Recently I made the mistake to referring to my local petrol station, “Circle K”, as ‘Triple K’, I suppose it could be considered a Freudian slip.
I remember back in 1998 there was talk about a KKK chapter in Ennis, Ireland. Thankfully that appeared to be a false claim.
However there is this notion that the Ku Klux Klan, or KKK, is a racist group that only operates in the USA. It might surprise some of you to find out that the KKK also had a presence in Canada.
In March 1922, an African American man named Matthew Bullock fled North Carolina after the Ku Klux Klan had stated he was a wanted man, accusing him of inciting riots.His brother had been killed by Klansmen, who the Toronto Star reported at the time had “threatened to send robed riders to fetch Bullock and whisk him back to the American south”.

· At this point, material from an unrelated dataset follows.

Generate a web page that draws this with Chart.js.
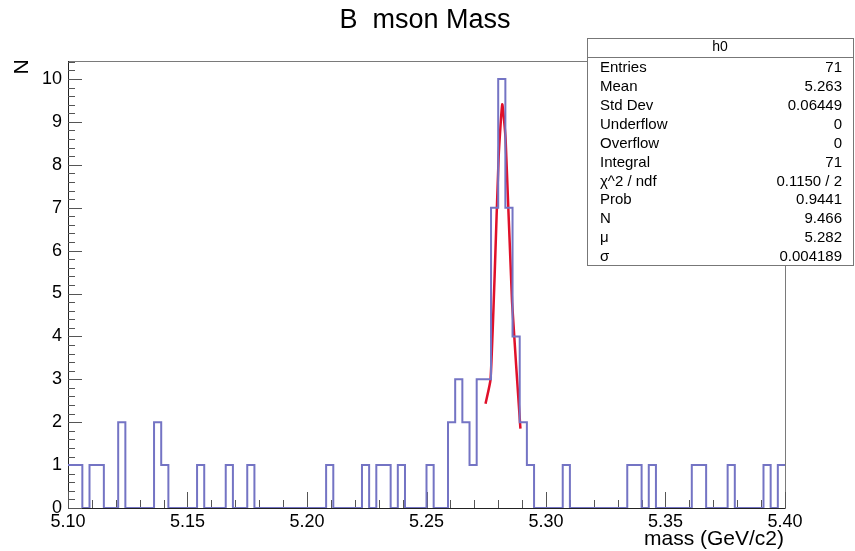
<!DOCTYPE html>
<html>
<head>
<meta charset="utf-8">
<script src="https://cdn.jsdelivr.net/npm/chart.js@4/dist/chart.umd.min.js"></script>
<style>
  html, body { margin: 0; padding: 0; background: #fff; }
  canvas { display: block; }
</style>
</head>
<body>
<canvas id="hist" width="855" height="551"></canvas>
<script>
// histogram h0: 100 bins of 0.003 GeV/c2 starting at 5.10
const binLow = 5.10;
const binWidth = 0.003;
const binCounts = [
  1, 1, 0, 1, 1, 0, 0, 2, 0, 0,
  0, 0, 2, 1, 0, 0, 0, 0, 1, 0,
  0, 0, 1, 0, 0, 1, 0, 0, 0, 0,
  0, 0, 0, 0, 0, 0, 1, 0, 0, 0,
  0, 1, 0, 1, 1, 0, 1, 0, 0, 0,
  1, 0, 0, 2, 3, 2, 1, 3, 3, 7,
  10, 7, 4, 2, 1, 0, 0, 0, 0, 1,
  0, 0, 0, 0, 0, 0, 0, 0, 1, 1,
  0, 1, 0, 0, 0, 0, 0, 1, 1, 0,
  0, 0, 1, 0, 0, 0, 0, 1, 0, 1
];

// gaussian fit curve
const fitX = [5.2747, 5.2768, 5.2785, 5.2802, 5.2817, 5.2831, 5.2858, 5.2893];
const fitY = [2.43, 3.0, 5.4, 8.2, 9.41, 8.6, 4.8, 1.85];

const xTickLabels = [5.10, 5.15, 5.20, 5.25, 5.30, 5.35, 5.40];
const yTickLabels = [0, 1, 2, 3, 4, 5, 6, 7, 8, 9, 10];

const statLabels = ['Entries', 'Mean', 'Std Dev', 'Underflow', 'Overflow', 'Integral',
  'χ^2 / ndf', 'Prob', 'N', 'μ', 'σ'];
const statValues = ['71', '5.263', '0.06449', '0', '0', '71',
  '0.1150 / 2', '0.9441', '9.466', '5.282', '0.004189'];

const FONT = '"Liberation Sans", Arial, sans-serif';

// step points at the low edge of every bin, plus the last upper edge
const histPoints = binCounts.map((c, i) => ({ x: binLow + i * binWidth, y: c }));
histPoints.push({ x: binLow + binCounts.length * binWidth, y: binCounts[binCounts.length - 1] });

const fitPoints = fitX.map((x, i) => ({ x: x, y: fitY[i] }));

// ROOT-like frame, inward ticks, titles and the stat box
const rootStyle = {
  id: 'rootStyle',
  beforeDatasetsDraw(chart) {
    const ctx = chart.ctx;
    const a = chart.chartArea;
    const xs = chart.scales.x, ys = chart.scales.y;
    ctx.save();
    ctx.strokeStyle = '#7a7a7a';
    ctx.lineWidth = 1;
    ctx.strokeRect(a.left + 0.5, a.top + 0.5, a.right - a.left, a.bottom - a.top);

    ctx.strokeStyle = '#222';
    ctx.beginPath();
    ctx.moveTo(a.left + 0.5, a.top);
    ctx.lineTo(a.left + 0.5, a.bottom + 0.5);
    ctx.lineTo(a.right, a.bottom + 0.5);
    ctx.stroke();

    ctx.strokeStyle = '#555';
    ctx.beginPath();
    for (let k = 0; k <= 30; k++) {
      const v = 5.10 + k * 0.01;
      const px = Math.round(xs.getPixelForValue(v)) + 0.5;
      const len = (k % 5 === 0) ? 16 : 8;
      ctx.moveTo(px, a.bottom);
      ctx.lineTo(px, a.bottom - len);
    }
    for (let k = 0; k <= 52; k++) {
      const v = k * 0.2;
      const py = Math.round(ys.getPixelForValue(v)) + 0.5;
      if (py < a.top) continue;
      const len = (k % 5 === 0) ? 14 : 7;
      ctx.moveTo(a.left, py);
      ctx.lineTo(a.left + len, py);
    }
    ctx.stroke();
    ctx.restore();
  },
  afterDatasetsDraw(chart) {
    const ctx = chart.ctx;
    ctx.save();
    ctx.fillStyle = '#000';

    ctx.font = '27px ' + FONT;
    ctx.textAlign = 'center';
    ctx.textBaseline = 'middle';
    ctx.fillText('B  mson Mass', 425, 21);

    ctx.font = '21px ' + FONT;
    ctx.textAlign = 'right';
    ctx.fillText('mass (GeV/c2)', 784, 539);

    ctx.save();
    ctx.translate(22, 67);
    ctx.rotate(-Math.PI / 2);
    ctx.textAlign = 'center';
    ctx.fillText('N', 0, 0);
    ctx.restore();

    // stat box
    const bx = 587.5, by = 38.5, bw = 266, bh = 227;
    ctx.fillStyle = '#fff';
    ctx.fillRect(bx, by, bw, bh);
    ctx.strokeStyle = '#777';
    ctx.lineWidth = 1;
    ctx.strokeRect(bx, by, bw, bh);
    ctx.beginPath();
    ctx.moveTo(bx, 57.5);
    ctx.lineTo(bx + bw, 57.5);
    ctx.stroke();

    ctx.fillStyle = '#000';
    ctx.font = '14px ' + FONT;
    ctx.textAlign = 'center';
    ctx.fillText('h0', 720, 47);
    ctx.font = '15px ' + FONT;
    statLabels.forEach((lab, i) => {
      const y = 68 + i * 18.9;
      ctx.textAlign = 'left';
      ctx.fillText(lab, 600, y);
      ctx.textAlign = 'right';
      ctx.fillText(statValues[i], 842, y);
    });
    ctx.restore();
  }
};

new Chart(document.getElementById('hist'), {
  type: 'line',
  data: {
    datasets: [
      {
        data: histPoints,
        stepped: true,
        borderColor: '#7474c4',
        borderWidth: 2,
        pointRadius: 0,
        fill: false
      },
      {
        data: fitPoints,
        borderColor: '#e0102a',
        borderWidth: 2.5,
        pointRadius: 0,
        tension: 0.15,
        fill: false
      }
    ]
  },
  options: {
    responsive: false,
    animation: false,
    devicePixelRatio: 1,
    layout: { padding: { left: 0, right: 70, top: 61, bottom: 0 } },
    plugins: { legend: { display: false }, tooltip: { enabled: false } },
    scales: {
      x: {
        type: 'linear',
        min: 5.10,
        max: 5.40,
        grid: { display: false, drawTicks: false },
        border: { display: false },
        afterBuildTicks: (s) => { s.ticks = xTickLabels.map(v => ({ value: v })); },
        afterFit: (s) => { s.height = 43; },
        ticks: {
          autoSkip: false,
          maxRotation: 0,
          padding: 3,
          color: '#000',
          font: { family: FONT, size: 18 },
          callback: (v) => Number(v).toFixed(2)
        }
      },
      y: {
        min: 0,
        max: 10.42,
        grid: { display: false, drawTicks: false },
        border: { display: false },
        afterBuildTicks: (s) => { s.ticks = yTickLabels.map(v => ({ value: v })); },
        afterFit: (s) => { s.width = 68; },
        ticks: {
          autoSkip: false,
          padding: 6,
          color: '#000',
          font: { family: FONT, size: 18 },
          callback: (v) => String(v)
        }
      }
    }
  },
  plugins: [rootStyle]
});
</script>
</body>
</html>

The invasion that the Star worried about in 1922 didn’t happen until 1924, when an official path for the Ku Klux Klan of Kanada was drawn up by two American wizards and Toronto resident James L. Cowan, who rented an office on Toronto Street near Adelaide Street, and set about recruiting. By 1926, a Barrie newspaper reported that there were gatherings of hooded men in more than a dozen Ontario towns, including Barrie, Sault-St-Marie, Exeter, London, and St. Marys.
One of the most prominent groups was the Ku Klux Klan of Kanada, whose main principles of white supremacy and nationalism required members to pledge that they were white, gentile, and Protestant.
Organizers stated that the Ku Klux Klan was a Christian organization with “first allegiance to Canada and the Union Jack”, disqualifying Jews from membership because they are not Christian, and Roman Catholics because their first allegiance is to the Pope in Rome.
There were cross burnings all across southern Ontario, southern Alberta, in the Maritimes, and the primary targets were Black people, Catholics, Jews and the French. In 1926, there was an explosion at a Roman Catholic church in Barrie, Ont.; three perpetrators were sent to prison.
In the 1930s, some Klan members and leaders had moved towards fascism and Nazism, and some of the early members popped up again in fascist and Nazi-like organizations in Canada.
Although the KKK operated throughout Canada, it was most successful in Saskatchewan, where by the late 1920s its membership was over 25,000. Historian Allan Bartley states that this success was a result of opposition to liberal Government of Saskatchewan policy established by the entrenched Saskatchewan Liberal Party, which had held power in the province since its inception in 1905.
Although the Kanada Klan, many of whom even embroidered maple leaf insignias on their robes, billed itself as a kinder, gentler mob, it was responsible for violent domestic terrorism, most frequently in attempts to burn down or blow up places of worship—notably in Quebec City, Barrie and Winnipeg, the latter incident causing 10 fatalities. In Oakville, a mob of 75 hooded men burned a cross while parading through the town en route to their targeted victim, a white woman about to marry a black man, which they tried to prevent by kidnapping her. (They married anyway and lived happily ever after.) None of this even gets close to the power and fear the KKK wielded in Saskatchewan, where an extremely virulent Moose Jaw chapter thrived, influenced by aggressive franchisers from South Bend, Indiana.
T.J. Hind, the reverend of First Baptist Church in Moose Jaw, stated that one of the purposes of the establishment of the Ku Klux Klan was for the protection of the physical purity of current and future generations.
By the end of the 1930’s, however, the Klan was as good as dead as an organization in Canada, During the Second World War, fascism and Nazism became the enemy for many Canadians.
“By the time you get into the 1940s and 1950s and 1960s, the only echoes you see of the Klan in Canada are basically echoes from the United States,” according to Bartley .
After a couple of decades of dormancy, the Klan made yet another resurgence in the 1960s and ’70s, spurred on by the Black civil rights movement in the U.S. and by the official adoption of multiculturalism in Canada.
David Duke, who led this resurgence in the U.S. as the Klan’s grand wizard, was also amassing a number of followers in Canada. These followers established a new Ku Klux Klan of Canada, led by James Alexander McQuirter, who became the group’s grand wizard.
Canada, like the United States, had a history of segregation. But unlike the U.S., where Jim Crow laws were officially on the books, Canadian segregation was less formal.